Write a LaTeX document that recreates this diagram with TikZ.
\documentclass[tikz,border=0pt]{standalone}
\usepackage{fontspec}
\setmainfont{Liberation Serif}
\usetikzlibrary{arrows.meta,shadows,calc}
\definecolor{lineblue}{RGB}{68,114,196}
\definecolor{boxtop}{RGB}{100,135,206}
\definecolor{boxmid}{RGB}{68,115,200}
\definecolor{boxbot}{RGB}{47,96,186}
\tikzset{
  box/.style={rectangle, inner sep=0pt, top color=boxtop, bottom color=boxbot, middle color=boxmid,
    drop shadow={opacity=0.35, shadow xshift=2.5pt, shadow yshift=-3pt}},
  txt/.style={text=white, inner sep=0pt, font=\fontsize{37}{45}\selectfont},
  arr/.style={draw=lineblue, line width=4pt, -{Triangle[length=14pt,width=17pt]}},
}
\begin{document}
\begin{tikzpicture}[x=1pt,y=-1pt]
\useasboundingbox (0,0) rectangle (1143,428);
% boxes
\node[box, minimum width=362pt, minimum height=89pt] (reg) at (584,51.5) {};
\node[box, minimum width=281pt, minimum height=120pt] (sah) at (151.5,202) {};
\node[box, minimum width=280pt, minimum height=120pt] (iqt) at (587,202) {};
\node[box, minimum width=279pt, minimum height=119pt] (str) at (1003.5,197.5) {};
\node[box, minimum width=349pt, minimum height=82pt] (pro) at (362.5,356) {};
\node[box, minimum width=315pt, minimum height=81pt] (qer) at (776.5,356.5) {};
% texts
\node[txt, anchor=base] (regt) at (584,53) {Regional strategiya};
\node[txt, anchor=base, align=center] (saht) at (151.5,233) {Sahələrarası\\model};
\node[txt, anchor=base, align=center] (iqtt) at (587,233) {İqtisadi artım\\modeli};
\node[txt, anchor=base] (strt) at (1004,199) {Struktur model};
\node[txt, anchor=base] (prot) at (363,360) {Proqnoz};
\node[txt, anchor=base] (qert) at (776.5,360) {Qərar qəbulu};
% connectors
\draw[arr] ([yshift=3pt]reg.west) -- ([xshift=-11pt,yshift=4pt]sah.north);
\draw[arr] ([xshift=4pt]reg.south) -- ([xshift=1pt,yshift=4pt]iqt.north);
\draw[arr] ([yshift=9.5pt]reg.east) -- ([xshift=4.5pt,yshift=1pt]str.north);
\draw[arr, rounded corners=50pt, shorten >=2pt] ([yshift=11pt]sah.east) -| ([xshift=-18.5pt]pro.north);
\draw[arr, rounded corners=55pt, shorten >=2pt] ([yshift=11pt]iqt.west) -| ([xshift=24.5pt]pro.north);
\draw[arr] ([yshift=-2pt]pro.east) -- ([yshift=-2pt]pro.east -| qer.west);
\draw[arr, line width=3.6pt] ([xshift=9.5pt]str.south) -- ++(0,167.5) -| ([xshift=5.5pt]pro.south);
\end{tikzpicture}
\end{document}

- DIRECTIVE:
Extract all lines as given.

- RESULT:
Write a LaTeX document that recreates this diagram with TikZ.
\documentclass[tikz,border=0pt]{standalone}
\usepackage{fontspec}
\setmainfont{Liberation Serif}
\usetikzlibrary{arrows.meta,shadows,calc}
\definecolor{lineblue}{RGB}{68,114,196}
\definecolor{boxtop}{RGB}{100,135,206}
\definecolor{boxmid}{RGB}{68,115,200}
\definecolor{boxbot}{RGB}{47,96,186}
\tikzset{
  box/.style={rectangle, inner sep=0pt, top color=boxtop, bottom color=boxbot, middle color=boxmid,
    drop shadow={opacity=0.35, shadow xshift=2.5pt, shadow yshift=-3pt}},
  txt/.style={text=white, inner sep=0pt, font=\fontsize{37}{45}\selectfont},
  arr/.style={draw=lineblue, line width=4pt, -{Triangle[length=14pt,width=17pt]}},
}
\begin{document}
\begin{tikzpicture}[x=1pt,y=-1pt]
\useasboundingbox (0,0) rectangle (1143,428);
% boxes
\node[box, minimum width=362pt, minimum height=89pt] (reg) at (584,51.5) {};
\node[box, minimum width=281pt, minimum height=120pt] (sah) at (151.5,202) {};
\node[box, minimum width=280pt, minimum height=120pt] (iqt) at (587,202) {};
\node[box, minimum width=279pt, minimum height=119pt] (str) at (1003.5,197.5) {};
\node[box, minimum width=349pt, minimum height=82pt] (pro) at (362.5,356) {};
\node[box, minimum width=315pt, minimum height=81pt] (qer) at (776.5,356.5) {};
% texts
\node[txt, anchor=base] (regt) at (584,53) {Regional strategiya};
\node[txt, anchor=base, align=center] (saht) at (151.5,233) {Sahələrarası\\model};
\node[txt, anchor=base, align=center] (iqtt) at (587,233) {İqtisadi artım\\modeli};
\node[txt, anchor=base] (strt) at (1004,199) {Struktur model};
\node[txt, anchor=base] (prot) at (363,360) {Proqnoz};
\node[txt, anchor=base] (qert) at (776.5,360) {Qərar qəbulu};
% connectors
\draw[arr] ([yshift=3pt]reg.west) -- ([xshift=-11pt,yshift=4pt]sah.north);
\draw[arr] ([xshift=4pt]reg.south) -- ([xshift=1pt,yshift=4pt]iqt.north);
\draw[arr] ([yshift=9.5pt]reg.east) -- ([xshift=4.5pt,yshift=1pt]str.north);
\draw[arr, rounded corners=50pt, shorten >=2pt] ([yshift=11pt]sah.east) -| ([xshift=-18.5pt]pro.north);
\draw[arr, rounded corners=55pt, shorten >=2pt] ([yshift=11pt]iqt.west) -| ([xshift=24.5pt]pro.north);
\draw[arr] ([yshift=-2pt]pro.east) -- ([yshift=-2pt]pro.east -| qer.west);
\draw[arr, line width=3.6pt] ([xshift=9.5pt]str.south) -- ++(0,167.5) -| ([xshift=5.5pt]pro.south);
\end{tikzpicture}
\end{document}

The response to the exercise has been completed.